Given instruction: Identify the lines that include the word "with", then copy all of them.
##### Data segment
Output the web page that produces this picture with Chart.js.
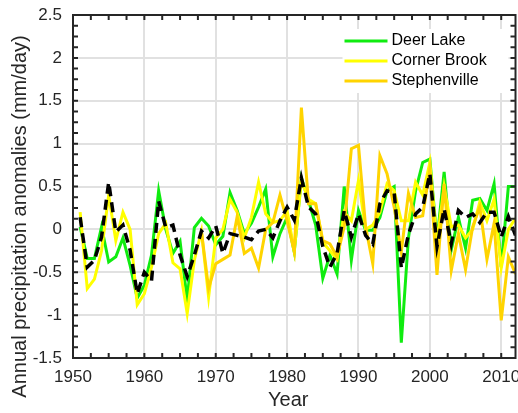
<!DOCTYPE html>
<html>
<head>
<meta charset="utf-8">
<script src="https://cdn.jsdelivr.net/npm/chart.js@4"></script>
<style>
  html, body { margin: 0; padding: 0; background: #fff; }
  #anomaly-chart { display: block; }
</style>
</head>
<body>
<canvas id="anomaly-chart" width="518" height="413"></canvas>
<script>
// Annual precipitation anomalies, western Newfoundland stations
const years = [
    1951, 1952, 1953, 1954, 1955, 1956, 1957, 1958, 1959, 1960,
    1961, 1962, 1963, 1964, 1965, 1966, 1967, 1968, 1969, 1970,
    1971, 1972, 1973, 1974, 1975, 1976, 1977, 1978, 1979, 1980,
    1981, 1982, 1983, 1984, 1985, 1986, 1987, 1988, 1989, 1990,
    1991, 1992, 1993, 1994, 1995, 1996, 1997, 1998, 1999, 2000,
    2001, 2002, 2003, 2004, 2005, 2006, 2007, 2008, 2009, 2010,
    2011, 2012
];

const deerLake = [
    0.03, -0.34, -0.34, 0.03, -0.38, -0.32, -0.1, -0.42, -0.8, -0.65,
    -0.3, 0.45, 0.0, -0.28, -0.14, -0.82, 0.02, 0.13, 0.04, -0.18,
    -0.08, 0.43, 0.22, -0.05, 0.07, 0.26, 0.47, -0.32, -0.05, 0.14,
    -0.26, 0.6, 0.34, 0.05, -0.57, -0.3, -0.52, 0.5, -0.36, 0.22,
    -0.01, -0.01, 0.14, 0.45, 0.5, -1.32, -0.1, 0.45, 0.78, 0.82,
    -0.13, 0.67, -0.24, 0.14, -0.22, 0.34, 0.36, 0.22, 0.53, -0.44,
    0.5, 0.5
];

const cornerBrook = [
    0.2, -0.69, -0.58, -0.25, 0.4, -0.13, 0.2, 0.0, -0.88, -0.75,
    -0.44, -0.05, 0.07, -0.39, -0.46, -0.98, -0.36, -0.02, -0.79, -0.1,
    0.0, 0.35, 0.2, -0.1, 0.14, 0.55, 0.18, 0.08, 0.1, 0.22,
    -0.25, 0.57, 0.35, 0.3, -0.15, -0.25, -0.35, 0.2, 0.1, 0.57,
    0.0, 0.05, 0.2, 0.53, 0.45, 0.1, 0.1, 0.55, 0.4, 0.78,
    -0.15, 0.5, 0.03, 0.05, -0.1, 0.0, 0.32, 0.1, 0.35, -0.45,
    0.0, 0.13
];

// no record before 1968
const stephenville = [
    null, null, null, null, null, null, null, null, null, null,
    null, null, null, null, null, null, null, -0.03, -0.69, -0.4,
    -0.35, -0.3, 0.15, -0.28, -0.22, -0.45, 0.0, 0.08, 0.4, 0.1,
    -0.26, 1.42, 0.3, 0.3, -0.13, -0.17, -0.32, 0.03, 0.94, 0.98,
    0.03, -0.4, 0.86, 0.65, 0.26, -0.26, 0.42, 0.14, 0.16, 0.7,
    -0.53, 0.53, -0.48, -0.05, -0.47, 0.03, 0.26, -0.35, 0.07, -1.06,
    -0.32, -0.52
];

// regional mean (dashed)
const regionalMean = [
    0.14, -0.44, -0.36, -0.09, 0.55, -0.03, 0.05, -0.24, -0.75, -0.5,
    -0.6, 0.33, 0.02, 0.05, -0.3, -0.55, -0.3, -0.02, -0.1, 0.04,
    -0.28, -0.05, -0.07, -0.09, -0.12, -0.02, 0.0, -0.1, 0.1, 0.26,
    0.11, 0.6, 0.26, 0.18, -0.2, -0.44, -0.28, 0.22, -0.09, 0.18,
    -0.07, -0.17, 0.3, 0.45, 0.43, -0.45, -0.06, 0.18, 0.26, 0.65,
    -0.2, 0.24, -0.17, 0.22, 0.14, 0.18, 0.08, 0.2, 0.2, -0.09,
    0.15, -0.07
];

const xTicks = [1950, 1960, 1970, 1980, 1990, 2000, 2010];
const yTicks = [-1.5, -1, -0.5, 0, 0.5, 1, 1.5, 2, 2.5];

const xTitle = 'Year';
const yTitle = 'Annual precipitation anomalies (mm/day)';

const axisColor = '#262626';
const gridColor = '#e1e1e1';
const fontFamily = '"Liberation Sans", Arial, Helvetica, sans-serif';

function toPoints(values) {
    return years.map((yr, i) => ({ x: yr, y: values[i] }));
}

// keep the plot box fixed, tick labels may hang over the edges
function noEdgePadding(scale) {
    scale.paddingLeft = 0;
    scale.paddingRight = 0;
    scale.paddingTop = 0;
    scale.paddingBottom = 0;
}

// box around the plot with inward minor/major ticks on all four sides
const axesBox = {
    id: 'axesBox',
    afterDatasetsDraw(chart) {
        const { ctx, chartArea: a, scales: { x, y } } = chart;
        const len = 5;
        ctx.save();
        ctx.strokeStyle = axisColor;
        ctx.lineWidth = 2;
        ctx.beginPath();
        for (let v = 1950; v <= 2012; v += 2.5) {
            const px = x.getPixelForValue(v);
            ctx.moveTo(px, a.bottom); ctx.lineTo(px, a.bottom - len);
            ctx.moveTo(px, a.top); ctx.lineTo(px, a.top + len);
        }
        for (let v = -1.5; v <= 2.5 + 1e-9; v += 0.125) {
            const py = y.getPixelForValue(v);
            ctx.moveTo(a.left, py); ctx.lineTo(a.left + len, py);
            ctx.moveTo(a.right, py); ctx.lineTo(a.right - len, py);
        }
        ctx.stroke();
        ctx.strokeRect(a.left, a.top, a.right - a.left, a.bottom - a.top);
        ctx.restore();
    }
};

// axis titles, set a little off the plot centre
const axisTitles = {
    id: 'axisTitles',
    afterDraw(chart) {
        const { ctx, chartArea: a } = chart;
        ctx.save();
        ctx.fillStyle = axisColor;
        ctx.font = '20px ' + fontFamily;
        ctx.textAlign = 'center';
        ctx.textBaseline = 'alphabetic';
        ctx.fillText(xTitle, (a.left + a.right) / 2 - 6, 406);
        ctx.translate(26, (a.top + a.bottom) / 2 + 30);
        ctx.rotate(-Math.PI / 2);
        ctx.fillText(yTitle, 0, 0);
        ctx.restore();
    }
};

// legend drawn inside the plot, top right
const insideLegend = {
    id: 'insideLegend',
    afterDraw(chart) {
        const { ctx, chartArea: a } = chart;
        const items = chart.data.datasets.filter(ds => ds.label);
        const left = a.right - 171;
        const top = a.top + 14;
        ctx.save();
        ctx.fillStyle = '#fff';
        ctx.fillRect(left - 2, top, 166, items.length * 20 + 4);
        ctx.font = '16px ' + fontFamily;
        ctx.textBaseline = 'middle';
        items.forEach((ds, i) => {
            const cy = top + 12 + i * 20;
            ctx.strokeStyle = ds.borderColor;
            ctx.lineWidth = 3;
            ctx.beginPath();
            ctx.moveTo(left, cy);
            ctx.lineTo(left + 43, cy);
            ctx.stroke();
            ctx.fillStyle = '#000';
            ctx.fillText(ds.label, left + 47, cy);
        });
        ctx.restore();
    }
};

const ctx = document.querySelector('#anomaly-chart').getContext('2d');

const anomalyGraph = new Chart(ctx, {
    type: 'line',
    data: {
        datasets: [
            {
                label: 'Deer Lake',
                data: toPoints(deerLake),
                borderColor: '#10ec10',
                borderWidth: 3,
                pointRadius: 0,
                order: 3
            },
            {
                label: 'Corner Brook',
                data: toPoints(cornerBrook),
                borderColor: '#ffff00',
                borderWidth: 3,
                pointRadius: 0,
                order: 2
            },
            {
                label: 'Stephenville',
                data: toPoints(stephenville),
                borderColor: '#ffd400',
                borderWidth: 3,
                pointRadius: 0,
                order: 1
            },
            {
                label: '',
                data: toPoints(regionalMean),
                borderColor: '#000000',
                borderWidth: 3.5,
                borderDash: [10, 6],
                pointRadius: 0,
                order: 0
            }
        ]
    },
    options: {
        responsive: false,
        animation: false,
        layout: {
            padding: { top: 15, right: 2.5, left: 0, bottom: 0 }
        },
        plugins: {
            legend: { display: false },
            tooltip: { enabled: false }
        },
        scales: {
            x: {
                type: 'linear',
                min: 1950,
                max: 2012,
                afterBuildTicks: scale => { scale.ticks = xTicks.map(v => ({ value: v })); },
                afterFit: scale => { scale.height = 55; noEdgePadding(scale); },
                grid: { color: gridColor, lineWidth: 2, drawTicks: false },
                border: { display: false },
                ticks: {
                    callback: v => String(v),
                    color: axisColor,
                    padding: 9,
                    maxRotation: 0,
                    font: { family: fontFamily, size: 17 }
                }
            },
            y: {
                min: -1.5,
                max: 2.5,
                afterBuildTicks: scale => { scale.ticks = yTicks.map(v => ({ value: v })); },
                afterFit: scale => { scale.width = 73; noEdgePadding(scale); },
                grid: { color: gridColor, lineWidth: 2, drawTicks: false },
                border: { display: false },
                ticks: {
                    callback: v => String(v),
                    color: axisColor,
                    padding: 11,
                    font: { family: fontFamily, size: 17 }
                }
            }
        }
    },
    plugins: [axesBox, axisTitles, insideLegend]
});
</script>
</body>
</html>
##########
Task answer:
Output the web page that produces this picture with Chart.js.
// box around the plot with inward minor/major ticks on all four sides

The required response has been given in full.